Exercise directions: Set down word for word the lines running from the line with "Write a component" to the line with "25.3, 17.5, 11.0];", ends included. Skip every picture.

══ Records shown

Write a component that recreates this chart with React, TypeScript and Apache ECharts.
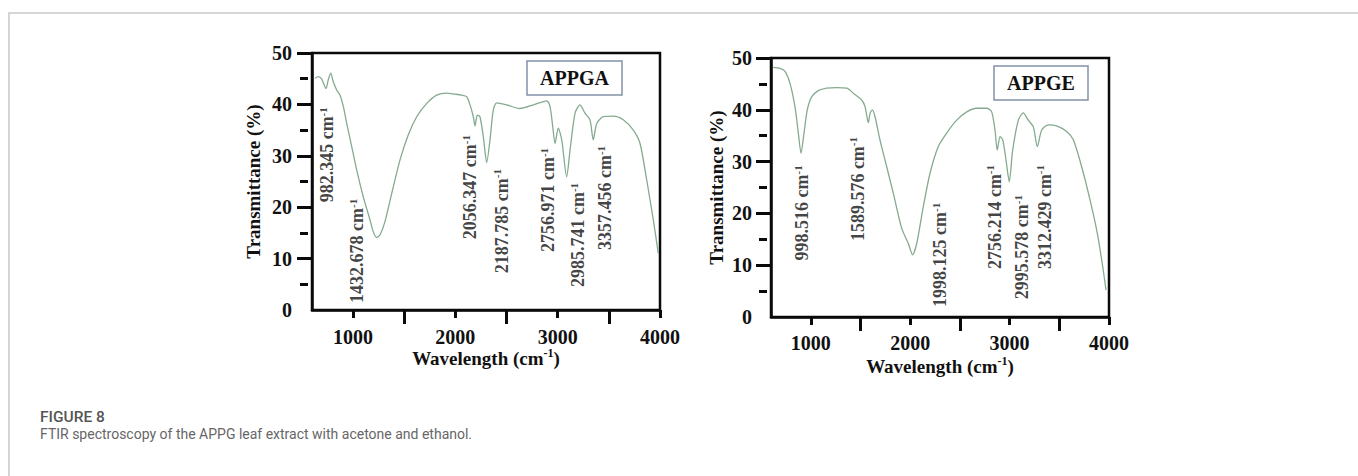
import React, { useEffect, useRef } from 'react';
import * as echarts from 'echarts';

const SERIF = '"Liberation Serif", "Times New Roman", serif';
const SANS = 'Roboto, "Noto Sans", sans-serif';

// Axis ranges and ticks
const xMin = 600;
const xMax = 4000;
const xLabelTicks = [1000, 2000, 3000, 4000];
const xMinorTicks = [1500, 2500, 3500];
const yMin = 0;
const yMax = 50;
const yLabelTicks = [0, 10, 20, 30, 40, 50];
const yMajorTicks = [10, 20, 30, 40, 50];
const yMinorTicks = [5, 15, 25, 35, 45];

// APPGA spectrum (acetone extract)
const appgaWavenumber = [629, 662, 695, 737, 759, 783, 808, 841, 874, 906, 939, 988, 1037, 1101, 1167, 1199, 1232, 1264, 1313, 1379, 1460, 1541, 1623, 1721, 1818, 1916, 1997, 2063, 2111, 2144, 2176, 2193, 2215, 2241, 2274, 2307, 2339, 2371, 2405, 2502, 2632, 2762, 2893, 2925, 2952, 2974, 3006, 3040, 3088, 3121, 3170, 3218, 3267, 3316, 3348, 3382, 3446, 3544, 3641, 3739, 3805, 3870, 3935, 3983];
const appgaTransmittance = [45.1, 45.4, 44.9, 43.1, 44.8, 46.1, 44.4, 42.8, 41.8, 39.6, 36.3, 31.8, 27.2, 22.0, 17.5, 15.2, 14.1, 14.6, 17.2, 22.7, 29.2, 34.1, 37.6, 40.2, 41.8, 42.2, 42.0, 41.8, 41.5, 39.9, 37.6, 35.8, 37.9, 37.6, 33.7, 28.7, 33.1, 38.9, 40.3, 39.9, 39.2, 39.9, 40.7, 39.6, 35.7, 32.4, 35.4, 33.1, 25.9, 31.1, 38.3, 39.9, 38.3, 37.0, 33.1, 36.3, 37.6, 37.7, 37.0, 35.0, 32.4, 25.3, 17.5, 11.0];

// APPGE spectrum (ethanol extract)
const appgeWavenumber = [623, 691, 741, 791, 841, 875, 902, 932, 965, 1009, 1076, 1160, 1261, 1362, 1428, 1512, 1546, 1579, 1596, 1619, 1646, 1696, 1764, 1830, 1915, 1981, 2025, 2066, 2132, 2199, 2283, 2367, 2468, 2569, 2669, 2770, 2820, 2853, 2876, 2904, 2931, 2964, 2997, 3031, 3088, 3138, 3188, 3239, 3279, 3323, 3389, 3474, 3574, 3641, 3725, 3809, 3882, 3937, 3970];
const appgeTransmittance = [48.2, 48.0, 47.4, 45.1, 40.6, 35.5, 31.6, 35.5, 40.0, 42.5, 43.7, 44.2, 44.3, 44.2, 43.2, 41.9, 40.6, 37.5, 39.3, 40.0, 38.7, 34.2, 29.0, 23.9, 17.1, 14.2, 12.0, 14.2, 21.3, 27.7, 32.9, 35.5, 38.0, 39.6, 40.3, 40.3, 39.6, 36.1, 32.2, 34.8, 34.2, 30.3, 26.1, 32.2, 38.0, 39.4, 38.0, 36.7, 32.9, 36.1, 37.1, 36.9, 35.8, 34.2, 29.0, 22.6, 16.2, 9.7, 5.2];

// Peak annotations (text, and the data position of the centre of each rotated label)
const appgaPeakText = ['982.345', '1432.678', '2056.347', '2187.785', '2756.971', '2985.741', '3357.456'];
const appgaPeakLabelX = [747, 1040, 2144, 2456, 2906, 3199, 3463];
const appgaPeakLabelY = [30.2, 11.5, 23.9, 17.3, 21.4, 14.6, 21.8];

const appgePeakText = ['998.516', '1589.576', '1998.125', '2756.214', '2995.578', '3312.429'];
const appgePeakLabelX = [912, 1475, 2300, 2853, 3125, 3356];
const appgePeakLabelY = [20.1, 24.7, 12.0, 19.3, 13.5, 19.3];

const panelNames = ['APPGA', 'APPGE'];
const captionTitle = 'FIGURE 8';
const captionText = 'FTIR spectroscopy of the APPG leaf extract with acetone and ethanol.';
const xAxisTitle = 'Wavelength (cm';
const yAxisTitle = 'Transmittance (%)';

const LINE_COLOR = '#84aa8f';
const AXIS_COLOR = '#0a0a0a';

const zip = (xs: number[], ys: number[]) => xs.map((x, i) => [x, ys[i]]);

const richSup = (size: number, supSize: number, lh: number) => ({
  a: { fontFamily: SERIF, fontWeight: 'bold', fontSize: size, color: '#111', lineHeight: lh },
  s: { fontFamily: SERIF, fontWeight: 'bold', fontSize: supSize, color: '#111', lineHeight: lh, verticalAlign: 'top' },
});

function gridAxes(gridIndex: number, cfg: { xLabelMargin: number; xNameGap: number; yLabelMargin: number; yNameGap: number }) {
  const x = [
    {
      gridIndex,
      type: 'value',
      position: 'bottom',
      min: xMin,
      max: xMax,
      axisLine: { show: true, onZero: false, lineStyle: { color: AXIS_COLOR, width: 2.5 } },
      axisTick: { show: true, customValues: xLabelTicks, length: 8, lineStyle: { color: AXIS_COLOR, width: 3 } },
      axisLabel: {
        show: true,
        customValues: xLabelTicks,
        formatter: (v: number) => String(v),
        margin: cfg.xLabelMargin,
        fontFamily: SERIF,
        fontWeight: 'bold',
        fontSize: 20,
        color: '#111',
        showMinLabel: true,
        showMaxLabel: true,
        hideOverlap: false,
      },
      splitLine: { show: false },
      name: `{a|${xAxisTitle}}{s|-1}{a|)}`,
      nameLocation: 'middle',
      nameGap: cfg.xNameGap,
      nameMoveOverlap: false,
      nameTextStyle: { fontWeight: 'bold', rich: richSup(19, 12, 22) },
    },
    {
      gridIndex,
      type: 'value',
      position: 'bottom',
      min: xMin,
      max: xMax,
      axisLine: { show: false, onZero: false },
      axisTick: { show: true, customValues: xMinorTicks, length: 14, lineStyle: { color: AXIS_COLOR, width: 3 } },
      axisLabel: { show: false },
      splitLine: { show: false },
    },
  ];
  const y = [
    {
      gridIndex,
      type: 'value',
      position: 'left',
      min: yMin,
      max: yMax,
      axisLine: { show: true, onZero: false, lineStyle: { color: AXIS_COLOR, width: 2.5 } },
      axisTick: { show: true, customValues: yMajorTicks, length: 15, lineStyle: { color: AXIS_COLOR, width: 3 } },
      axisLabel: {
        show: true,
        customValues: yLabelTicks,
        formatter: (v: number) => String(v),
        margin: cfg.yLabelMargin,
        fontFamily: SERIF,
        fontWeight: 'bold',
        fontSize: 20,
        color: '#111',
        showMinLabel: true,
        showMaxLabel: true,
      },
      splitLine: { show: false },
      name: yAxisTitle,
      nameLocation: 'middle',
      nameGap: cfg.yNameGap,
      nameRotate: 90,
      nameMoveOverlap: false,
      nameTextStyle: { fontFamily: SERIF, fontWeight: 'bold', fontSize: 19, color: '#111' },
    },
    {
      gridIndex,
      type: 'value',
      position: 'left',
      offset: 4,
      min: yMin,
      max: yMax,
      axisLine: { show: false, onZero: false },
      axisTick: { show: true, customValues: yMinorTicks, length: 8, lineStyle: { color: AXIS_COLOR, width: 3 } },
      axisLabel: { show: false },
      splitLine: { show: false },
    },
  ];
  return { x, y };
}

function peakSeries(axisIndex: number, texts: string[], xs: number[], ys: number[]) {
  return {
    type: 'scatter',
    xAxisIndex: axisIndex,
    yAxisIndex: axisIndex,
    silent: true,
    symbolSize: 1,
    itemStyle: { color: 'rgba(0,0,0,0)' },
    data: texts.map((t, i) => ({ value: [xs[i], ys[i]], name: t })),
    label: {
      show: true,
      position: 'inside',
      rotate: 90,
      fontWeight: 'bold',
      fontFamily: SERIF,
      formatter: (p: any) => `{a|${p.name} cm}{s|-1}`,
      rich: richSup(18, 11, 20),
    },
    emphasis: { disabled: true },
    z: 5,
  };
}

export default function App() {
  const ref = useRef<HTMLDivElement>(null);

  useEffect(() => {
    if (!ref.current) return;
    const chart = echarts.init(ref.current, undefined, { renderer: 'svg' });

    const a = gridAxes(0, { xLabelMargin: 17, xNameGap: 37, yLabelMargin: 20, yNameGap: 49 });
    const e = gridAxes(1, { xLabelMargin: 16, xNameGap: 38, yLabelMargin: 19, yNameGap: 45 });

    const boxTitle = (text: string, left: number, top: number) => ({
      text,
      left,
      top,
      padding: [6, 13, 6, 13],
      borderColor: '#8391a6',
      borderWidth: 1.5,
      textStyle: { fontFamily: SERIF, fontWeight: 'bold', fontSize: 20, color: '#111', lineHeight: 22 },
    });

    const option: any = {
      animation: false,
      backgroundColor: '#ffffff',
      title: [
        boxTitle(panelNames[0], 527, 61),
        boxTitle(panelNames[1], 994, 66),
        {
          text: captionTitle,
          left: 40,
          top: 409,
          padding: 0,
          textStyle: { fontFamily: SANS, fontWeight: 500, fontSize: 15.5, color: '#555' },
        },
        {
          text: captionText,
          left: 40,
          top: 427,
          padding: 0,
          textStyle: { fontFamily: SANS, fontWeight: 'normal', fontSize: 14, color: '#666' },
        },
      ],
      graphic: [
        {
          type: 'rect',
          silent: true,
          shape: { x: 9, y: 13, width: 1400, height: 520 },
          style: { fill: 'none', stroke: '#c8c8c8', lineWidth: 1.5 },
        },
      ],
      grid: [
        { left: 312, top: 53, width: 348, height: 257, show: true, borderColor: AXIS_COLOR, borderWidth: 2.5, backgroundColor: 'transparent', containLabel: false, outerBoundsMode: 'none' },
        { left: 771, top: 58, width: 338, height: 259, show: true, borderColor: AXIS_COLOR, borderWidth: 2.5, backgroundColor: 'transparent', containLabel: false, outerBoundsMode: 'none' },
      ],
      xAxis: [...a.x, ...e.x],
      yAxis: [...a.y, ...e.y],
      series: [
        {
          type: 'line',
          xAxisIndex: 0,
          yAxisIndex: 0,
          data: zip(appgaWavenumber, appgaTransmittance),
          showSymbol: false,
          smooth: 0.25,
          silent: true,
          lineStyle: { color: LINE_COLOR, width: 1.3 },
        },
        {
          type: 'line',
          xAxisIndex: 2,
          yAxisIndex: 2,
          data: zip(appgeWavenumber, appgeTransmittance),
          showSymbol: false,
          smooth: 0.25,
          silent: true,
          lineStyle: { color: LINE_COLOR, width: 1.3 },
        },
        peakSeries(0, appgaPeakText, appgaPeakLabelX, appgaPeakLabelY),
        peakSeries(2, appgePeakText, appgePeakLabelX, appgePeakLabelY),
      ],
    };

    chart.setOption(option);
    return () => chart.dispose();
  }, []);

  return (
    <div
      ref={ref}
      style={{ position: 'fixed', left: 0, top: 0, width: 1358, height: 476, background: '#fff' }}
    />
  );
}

════
══ Records shown

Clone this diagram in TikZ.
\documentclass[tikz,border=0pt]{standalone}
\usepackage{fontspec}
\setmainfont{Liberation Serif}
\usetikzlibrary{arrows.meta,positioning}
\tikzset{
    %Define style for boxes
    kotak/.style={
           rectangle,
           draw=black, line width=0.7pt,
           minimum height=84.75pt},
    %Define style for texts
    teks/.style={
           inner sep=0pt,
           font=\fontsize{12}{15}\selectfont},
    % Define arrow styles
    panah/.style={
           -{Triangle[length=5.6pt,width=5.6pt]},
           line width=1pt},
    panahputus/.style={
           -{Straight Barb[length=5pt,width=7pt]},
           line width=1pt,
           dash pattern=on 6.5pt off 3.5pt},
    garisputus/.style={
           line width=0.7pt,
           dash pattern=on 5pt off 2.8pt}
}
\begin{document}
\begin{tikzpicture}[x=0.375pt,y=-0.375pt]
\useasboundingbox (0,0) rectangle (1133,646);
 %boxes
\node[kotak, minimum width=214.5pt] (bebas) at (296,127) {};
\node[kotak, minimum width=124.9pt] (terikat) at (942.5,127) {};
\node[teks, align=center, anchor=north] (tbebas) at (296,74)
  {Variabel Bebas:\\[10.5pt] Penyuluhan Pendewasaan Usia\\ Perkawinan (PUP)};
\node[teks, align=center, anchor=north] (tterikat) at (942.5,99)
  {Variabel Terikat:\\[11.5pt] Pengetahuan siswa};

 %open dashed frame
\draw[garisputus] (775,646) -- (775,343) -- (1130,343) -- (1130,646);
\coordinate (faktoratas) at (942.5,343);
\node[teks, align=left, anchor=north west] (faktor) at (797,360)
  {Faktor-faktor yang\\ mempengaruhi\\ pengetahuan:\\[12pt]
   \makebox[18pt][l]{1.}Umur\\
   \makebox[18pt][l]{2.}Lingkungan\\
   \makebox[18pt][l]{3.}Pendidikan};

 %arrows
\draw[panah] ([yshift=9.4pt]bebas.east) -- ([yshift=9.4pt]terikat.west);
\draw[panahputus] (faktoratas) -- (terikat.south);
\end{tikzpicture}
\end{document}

════
══ Records shown

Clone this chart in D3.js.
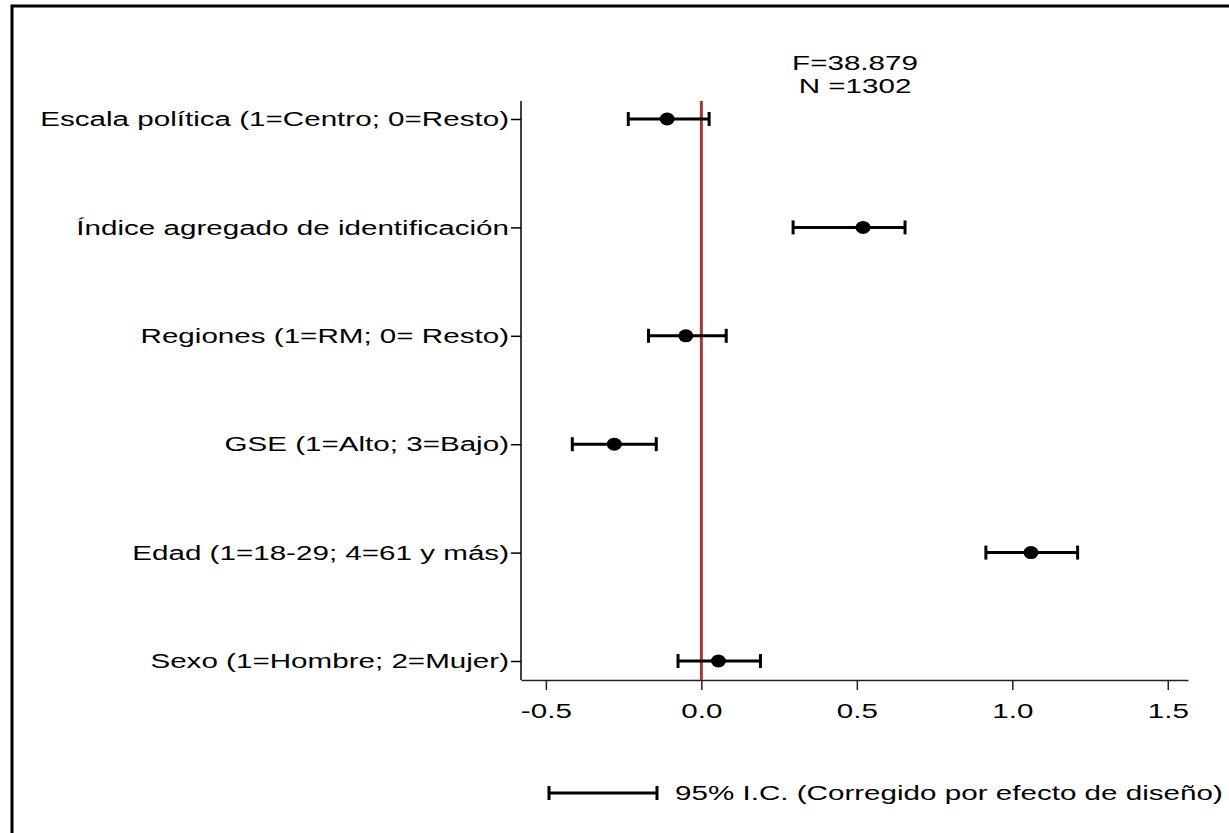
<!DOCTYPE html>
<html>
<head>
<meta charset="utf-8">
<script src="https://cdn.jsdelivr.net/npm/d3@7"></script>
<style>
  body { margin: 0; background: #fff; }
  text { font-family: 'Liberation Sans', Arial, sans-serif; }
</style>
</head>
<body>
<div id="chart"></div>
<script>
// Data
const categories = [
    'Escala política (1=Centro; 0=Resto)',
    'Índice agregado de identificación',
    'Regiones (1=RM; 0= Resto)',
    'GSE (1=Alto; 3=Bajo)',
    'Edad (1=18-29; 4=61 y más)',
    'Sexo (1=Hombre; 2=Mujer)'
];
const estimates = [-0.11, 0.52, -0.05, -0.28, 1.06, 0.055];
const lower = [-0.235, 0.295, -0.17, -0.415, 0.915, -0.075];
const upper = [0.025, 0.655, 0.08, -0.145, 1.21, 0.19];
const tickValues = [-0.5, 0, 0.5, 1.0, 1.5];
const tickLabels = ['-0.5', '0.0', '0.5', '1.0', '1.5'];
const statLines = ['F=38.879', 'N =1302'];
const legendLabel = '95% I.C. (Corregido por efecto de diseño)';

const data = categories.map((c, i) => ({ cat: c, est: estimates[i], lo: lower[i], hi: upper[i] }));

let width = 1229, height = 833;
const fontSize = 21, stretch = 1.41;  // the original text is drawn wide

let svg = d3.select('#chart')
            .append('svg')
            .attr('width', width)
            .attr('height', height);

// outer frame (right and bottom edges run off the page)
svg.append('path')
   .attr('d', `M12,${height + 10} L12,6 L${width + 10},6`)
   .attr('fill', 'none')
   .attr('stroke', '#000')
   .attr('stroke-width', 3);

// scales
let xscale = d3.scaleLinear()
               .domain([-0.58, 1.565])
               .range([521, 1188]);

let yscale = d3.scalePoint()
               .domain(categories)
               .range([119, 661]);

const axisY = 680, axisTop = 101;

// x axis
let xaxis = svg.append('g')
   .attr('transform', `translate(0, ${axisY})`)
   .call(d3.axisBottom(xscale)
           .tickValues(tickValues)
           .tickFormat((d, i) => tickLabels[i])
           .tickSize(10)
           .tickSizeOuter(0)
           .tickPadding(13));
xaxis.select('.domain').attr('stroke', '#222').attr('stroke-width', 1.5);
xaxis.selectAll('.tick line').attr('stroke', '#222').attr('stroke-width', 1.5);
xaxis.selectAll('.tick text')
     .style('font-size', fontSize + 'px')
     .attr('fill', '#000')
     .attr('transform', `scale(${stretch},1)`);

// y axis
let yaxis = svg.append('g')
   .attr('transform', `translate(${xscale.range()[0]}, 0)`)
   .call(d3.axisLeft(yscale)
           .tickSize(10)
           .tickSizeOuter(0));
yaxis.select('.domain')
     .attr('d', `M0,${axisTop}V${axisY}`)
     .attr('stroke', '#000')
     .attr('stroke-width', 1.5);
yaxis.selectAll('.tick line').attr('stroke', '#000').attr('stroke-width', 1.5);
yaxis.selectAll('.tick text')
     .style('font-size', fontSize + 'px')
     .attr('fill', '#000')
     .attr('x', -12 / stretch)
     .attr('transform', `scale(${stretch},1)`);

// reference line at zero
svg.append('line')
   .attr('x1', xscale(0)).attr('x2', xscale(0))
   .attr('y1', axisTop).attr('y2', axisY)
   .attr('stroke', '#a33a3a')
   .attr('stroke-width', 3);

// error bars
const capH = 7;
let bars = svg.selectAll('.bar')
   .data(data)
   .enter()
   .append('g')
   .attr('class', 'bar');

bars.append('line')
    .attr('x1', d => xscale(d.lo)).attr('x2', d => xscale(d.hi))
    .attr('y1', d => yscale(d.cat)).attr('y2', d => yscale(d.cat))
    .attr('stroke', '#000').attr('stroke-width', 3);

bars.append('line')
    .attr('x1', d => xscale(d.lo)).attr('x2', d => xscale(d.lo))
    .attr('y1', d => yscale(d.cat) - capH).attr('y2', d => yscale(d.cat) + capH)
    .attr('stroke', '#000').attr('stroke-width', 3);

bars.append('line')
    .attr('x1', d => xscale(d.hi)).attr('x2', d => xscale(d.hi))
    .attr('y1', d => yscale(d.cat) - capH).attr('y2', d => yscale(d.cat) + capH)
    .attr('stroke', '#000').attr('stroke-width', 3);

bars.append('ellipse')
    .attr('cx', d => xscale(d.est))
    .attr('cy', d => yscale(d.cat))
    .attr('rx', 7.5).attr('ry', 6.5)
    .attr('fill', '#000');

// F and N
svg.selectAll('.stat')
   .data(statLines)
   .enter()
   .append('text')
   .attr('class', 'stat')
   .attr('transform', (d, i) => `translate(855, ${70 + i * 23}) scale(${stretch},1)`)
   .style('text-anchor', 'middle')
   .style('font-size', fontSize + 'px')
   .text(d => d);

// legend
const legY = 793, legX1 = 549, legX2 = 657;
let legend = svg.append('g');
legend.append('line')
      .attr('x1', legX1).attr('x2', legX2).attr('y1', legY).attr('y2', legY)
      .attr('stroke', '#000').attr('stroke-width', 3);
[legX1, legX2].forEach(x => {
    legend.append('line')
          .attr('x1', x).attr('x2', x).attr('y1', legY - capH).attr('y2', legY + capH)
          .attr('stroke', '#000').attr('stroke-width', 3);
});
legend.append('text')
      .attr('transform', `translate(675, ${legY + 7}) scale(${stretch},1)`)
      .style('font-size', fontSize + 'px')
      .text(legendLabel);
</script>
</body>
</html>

════

The solution:
Write a component that recreates this chart with React, TypeScript and Apache ECharts.
import React, { useEffect, useRef } from 'react';
import * as echarts from 'echarts';

const SERIF = '"Liberation Serif", "Times New Roman", serif';
const SANS = 'Roboto, "Noto Sans", sans-serif';

// Axis ranges and ticks
const xMin = 600;
const xMax = 4000;
const xLabelTicks = [1000, 2000, 3000, 4000];
const xMinorTicks = [1500, 2500, 3500];
const yMin = 0;
const yMax = 50;
const yLabelTicks = [0, 10, 20, 30, 40, 50];
const yMajorTicks = [10, 20, 30, 40, 50];
const yMinorTicks = [5, 15, 25, 35, 45];

// APPGA spectrum (acetone extract)
const appgaWavenumber = [629, 662, 695, 737, 759, 783, 808, 841, 874, 906, 939, 988, 1037, 1101, 1167, 1199, 1232, 1264, 1313, 1379, 1460, 1541, 1623, 1721, 1818, 1916, 1997, 2063, 2111, 2144, 2176, 2193, 2215, 2241, 2274, 2307, 2339, 2371, 2405, 2502, 2632, 2762, 2893, 2925, 2952, 2974, 3006, 3040, 3088, 3121, 3170, 3218, 3267, 3316, 3348, 3382, 3446, 3544, 3641, 3739, 3805, 3870, 3935, 3983];
const appgaTransmittance = [45.1, 45.4, 44.9, 43.1, 44.8, 46.1, 44.4, 42.8, 41.8, 39.6, 36.3, 31.8, 27.2, 22.0, 17.5, 15.2, 14.1, 14.6, 17.2, 22.7, 29.2, 34.1, 37.6, 40.2, 41.8, 42.2, 42.0, 41.8, 41.5, 39.9, 37.6, 35.8, 37.9, 37.6, 33.7, 28.7, 33.1, 38.9, 40.3, 39.9, 39.2, 39.9, 40.7, 39.6, 35.7, 32.4, 35.4, 33.1, 25.9, 31.1, 38.3, 39.9, 38.3, 37.0, 33.1, 36.3, 37.6, 37.7, 37.0, 35.0, 32.4, 25.3, 17.5, 11.0];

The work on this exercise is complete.